DATA EXTRACT:
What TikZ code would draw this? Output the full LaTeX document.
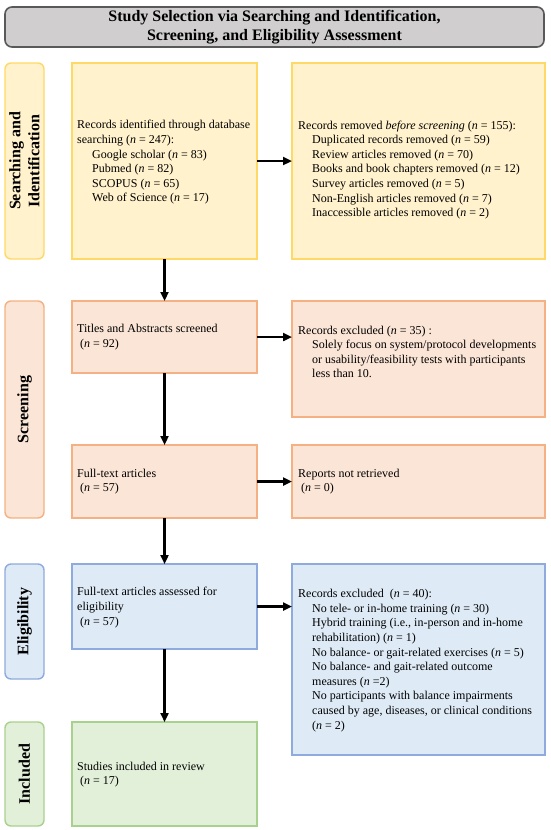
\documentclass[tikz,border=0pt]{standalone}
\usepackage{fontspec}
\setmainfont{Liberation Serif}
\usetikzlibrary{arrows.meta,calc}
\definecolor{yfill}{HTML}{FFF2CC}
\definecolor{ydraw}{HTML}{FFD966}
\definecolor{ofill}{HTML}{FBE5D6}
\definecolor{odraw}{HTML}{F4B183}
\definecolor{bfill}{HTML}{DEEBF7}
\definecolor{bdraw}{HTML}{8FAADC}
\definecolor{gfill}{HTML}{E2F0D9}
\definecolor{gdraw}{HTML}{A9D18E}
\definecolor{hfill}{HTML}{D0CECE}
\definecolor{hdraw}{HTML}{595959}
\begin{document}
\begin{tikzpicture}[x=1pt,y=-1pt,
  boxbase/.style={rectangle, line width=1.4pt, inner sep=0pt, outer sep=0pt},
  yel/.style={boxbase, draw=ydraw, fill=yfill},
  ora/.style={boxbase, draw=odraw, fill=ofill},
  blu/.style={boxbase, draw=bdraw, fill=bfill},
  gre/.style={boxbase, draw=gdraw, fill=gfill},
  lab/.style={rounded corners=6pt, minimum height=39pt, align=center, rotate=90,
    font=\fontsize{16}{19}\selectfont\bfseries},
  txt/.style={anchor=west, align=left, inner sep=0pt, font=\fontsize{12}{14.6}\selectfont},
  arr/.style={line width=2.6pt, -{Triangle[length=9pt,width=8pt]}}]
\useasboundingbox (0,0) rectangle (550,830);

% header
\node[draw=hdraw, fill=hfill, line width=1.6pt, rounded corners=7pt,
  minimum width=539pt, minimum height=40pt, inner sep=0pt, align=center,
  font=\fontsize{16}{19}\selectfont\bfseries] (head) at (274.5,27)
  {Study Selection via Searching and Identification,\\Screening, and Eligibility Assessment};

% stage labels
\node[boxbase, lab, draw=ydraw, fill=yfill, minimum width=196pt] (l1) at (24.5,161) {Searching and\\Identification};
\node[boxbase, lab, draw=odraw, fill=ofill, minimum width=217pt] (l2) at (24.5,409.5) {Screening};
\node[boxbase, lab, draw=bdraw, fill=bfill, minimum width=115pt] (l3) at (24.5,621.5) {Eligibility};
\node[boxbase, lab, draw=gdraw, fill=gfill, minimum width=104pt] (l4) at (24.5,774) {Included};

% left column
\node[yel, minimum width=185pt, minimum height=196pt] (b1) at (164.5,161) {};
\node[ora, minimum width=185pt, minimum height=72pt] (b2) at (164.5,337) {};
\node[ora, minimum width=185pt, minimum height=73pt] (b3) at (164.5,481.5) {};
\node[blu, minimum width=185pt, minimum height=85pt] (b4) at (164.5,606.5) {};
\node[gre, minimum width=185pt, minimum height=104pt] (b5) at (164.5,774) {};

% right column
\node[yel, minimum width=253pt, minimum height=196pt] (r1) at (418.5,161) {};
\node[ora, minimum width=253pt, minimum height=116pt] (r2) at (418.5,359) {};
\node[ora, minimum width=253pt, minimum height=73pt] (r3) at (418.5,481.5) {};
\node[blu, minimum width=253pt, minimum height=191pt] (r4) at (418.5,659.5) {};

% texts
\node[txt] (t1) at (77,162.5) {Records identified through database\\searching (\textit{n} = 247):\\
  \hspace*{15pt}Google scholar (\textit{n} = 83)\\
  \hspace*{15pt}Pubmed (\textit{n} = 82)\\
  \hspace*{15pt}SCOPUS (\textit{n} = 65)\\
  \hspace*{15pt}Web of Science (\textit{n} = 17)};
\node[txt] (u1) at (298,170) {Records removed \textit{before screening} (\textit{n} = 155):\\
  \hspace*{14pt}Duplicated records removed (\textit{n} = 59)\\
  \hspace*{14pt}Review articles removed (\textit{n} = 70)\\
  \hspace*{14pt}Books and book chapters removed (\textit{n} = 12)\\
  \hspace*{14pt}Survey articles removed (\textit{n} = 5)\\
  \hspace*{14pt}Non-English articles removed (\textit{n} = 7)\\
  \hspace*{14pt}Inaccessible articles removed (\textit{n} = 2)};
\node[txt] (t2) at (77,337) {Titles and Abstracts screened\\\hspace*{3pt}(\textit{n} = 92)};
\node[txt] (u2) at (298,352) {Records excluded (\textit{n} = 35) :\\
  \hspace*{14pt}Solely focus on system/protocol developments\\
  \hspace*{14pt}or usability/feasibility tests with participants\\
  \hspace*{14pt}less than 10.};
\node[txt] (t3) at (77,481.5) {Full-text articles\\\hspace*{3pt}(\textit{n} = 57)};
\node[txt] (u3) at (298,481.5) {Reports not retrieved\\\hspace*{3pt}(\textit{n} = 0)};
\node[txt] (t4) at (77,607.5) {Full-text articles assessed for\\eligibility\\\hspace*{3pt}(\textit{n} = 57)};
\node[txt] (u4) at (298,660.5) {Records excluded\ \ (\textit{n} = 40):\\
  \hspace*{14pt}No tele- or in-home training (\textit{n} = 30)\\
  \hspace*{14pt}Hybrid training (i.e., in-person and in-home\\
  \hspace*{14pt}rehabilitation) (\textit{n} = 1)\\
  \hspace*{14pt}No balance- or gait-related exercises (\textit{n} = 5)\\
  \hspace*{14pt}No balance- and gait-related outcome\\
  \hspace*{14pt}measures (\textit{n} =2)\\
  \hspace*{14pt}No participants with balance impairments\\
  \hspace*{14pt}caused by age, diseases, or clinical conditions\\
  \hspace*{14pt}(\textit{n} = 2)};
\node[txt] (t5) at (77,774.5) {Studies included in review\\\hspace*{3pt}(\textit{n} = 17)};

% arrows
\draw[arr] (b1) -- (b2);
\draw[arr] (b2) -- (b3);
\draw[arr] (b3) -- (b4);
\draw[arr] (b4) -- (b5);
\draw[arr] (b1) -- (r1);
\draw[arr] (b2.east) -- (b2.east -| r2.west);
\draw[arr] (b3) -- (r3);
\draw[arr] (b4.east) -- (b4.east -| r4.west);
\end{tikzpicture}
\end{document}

PROBLEM TO SOLVE: Skip the pictures, then retype every line above exactly.

EXERCISE RESULT:
What TikZ code would draw this? Output the full LaTeX document.
\documentclass[tikz,border=0pt]{standalone}
\usepackage{fontspec}
\setmainfont{Liberation Serif}
\usetikzlibrary{arrows.meta,calc}
\definecolor{yfill}{HTML}{FFF2CC}
\definecolor{ydraw}{HTML}{FFD966}
\definecolor{ofill}{HTML}{FBE5D6}
\definecolor{odraw}{HTML}{F4B183}
\definecolor{bfill}{HTML}{DEEBF7}
\definecolor{bdraw}{HTML}{8FAADC}
\definecolor{gfill}{HTML}{E2F0D9}
\definecolor{gdraw}{HTML}{A9D18E}
\definecolor{hfill}{HTML}{D0CECE}
\definecolor{hdraw}{HTML}{595959}
\begin{document}
\begin{tikzpicture}[x=1pt,y=-1pt,
  boxbase/.style={rectangle, line width=1.4pt, inner sep=0pt, outer sep=0pt},
  yel/.style={boxbase, draw=ydraw, fill=yfill},
  ora/.style={boxbase, draw=odraw, fill=ofill},
  blu/.style={boxbase, draw=bdraw, fill=bfill},
  gre/.style={boxbase, draw=gdraw, fill=gfill},
  lab/.style={rounded corners=6pt, minimum height=39pt, align=center, rotate=90,
    font=\fontsize{16}{19}\selectfont\bfseries},
  txt/.style={anchor=west, align=left, inner sep=0pt, font=\fontsize{12}{14.6}\selectfont},
  arr/.style={line width=2.6pt, -{Triangle[length=9pt,width=8pt]}}]
\useasboundingbox (0,0) rectangle (550,830);

% header
\node[draw=hdraw, fill=hfill, line width=1.6pt, rounded corners=7pt,
  minimum width=539pt, minimum height=40pt, inner sep=0pt, align=center,
  font=\fontsize{16}{19}\selectfont\bfseries] (head) at (274.5,27)
  {Study Selection via Searching and Identification,\\Screening, and Eligibility Assessment};

% stage labels
\node[boxbase, lab, draw=ydraw, fill=yfill, minimum width=196pt] (l1) at (24.5,161) {Searching and\\Identification};
\node[boxbase, lab, draw=odraw, fill=ofill, minimum width=217pt] (l2) at (24.5,409.5) {Screening};
\node[boxbase, lab, draw=bdraw, fill=bfill, minimum width=115pt] (l3) at (24.5,621.5) {Eligibility};
\node[boxbase, lab, draw=gdraw, fill=gfill, minimum width=104pt] (l4) at (24.5,774) {Included};

% left column
\node[yel, minimum width=185pt, minimum height=196pt] (b1) at (164.5,161) {};
\node[ora, minimum width=185pt, minimum height=72pt] (b2) at (164.5,337) {};
\node[ora, minimum width=185pt, minimum height=73pt] (b3) at (164.5,481.5) {};
\node[blu, minimum width=185pt, minimum height=85pt] (b4) at (164.5,606.5) {};
\node[gre, minimum width=185pt, minimum height=104pt] (b5) at (164.5,774) {};

% right column
\node[yel, minimum width=253pt, minimum height=196pt] (r1) at (418.5,161) {};
\node[ora, minimum width=253pt, minimum height=116pt] (r2) at (418.5,359) {};
\node[ora, minimum width=253pt, minimum height=73pt] (r3) at (418.5,481.5) {};
\node[blu, minimum width=253pt, minimum height=191pt] (r4) at (418.5,659.5) {};

% texts
\node[txt] (t1) at (77,162.5) {Records identified through database\\searching (\textit{n} = 247):\\
  \hspace*{15pt}Google scholar (\textit{n} = 83)\\
  \hspace*{15pt}Pubmed (\textit{n} = 82)\\
  \hspace*{15pt}SCOPUS (\textit{n} = 65)\\
  \hspace*{15pt}Web of Science (\textit{n} = 17)};
\node[txt] (u1) at (298,170) {Records removed \textit{before screening} (\textit{n} = 155):\\
  \hspace*{14pt}Duplicated records removed (\textit{n} = 59)\\
  \hspace*{14pt}Review articles removed (\textit{n} = 70)\\
  \hspace*{14pt}Books and book chapters removed (\textit{n} = 12)\\
  \hspace*{14pt}Survey articles removed (\textit{n} = 5)\\
  \hspace*{14pt}Non-English articles removed (\textit{n} = 7)\\
  \hspace*{14pt}Inaccessible articles removed (\textit{n} = 2)};
\node[txt] (t2) at (77,337) {Titles and Abstracts screened\\\hspace*{3pt}(\textit{n} = 92)};
\node[txt] (u2) at (298,352) {Records excluded (\textit{n} = 35) :\\
  \hspace*{14pt}Solely focus on system/protocol developments\\
  \hspace*{14pt}or usability/feasibility tests with participants\\
  \hspace*{14pt}less than 10.};
\node[txt] (t3) at (77,481.5) {Full-text articles\\\hspace*{3pt}(\textit{n} = 57)};
\node[txt] (u3) at (298,481.5) {Reports not retrieved\\\hspace*{3pt}(\textit{n} = 0)};
\node[txt] (t4) at (77,607.5) {Full-text articles assessed for\\eligibility\\\hspace*{3pt}(\textit{n} = 57)};
\node[txt] (u4) at (298,660.5) {Records excluded\ \ (\textit{n} = 40):\\
  \hspace*{14pt}No tele- or in-home training (\textit{n} = 30)\\
  \hspace*{14pt}Hybrid training (i.e., in-person and in-home\\
  \hspace*{14pt}rehabilitation) (\textit{n} = 1)\\
  \hspace*{14pt}No balance- or gait-related exercises (\textit{n} = 5)\\
  \hspace*{14pt}No balance- and gait-related outcome\\
  \hspace*{14pt}measures (\textit{n} =2)\\
  \hspace*{14pt}No participants with balance impairments\\
  \hspace*{14pt}caused by age, diseases, or clinical conditions\\
  \hspace*{14pt}(\textit{n} = 2)};
\node[txt] (t5) at (77,774.5) {Studies included in review\\\hspace*{3pt}(\textit{n} = 17)};

% arrows
\draw[arr] (b1) -- (b2);
\draw[arr] (b2) -- (b3);
\draw[arr] (b3) -- (b4);
\draw[arr] (b4) -- (b5);
\draw[arr] (b1) -- (r1);
\draw[arr] (b2.east) -- (b2.east -| r2.west);
\draw[arr] (b3) -- (r3);
\draw[arr] (b4.east) -- (b4.east -| r4.west);
\end{tikzpicture}
\end{document}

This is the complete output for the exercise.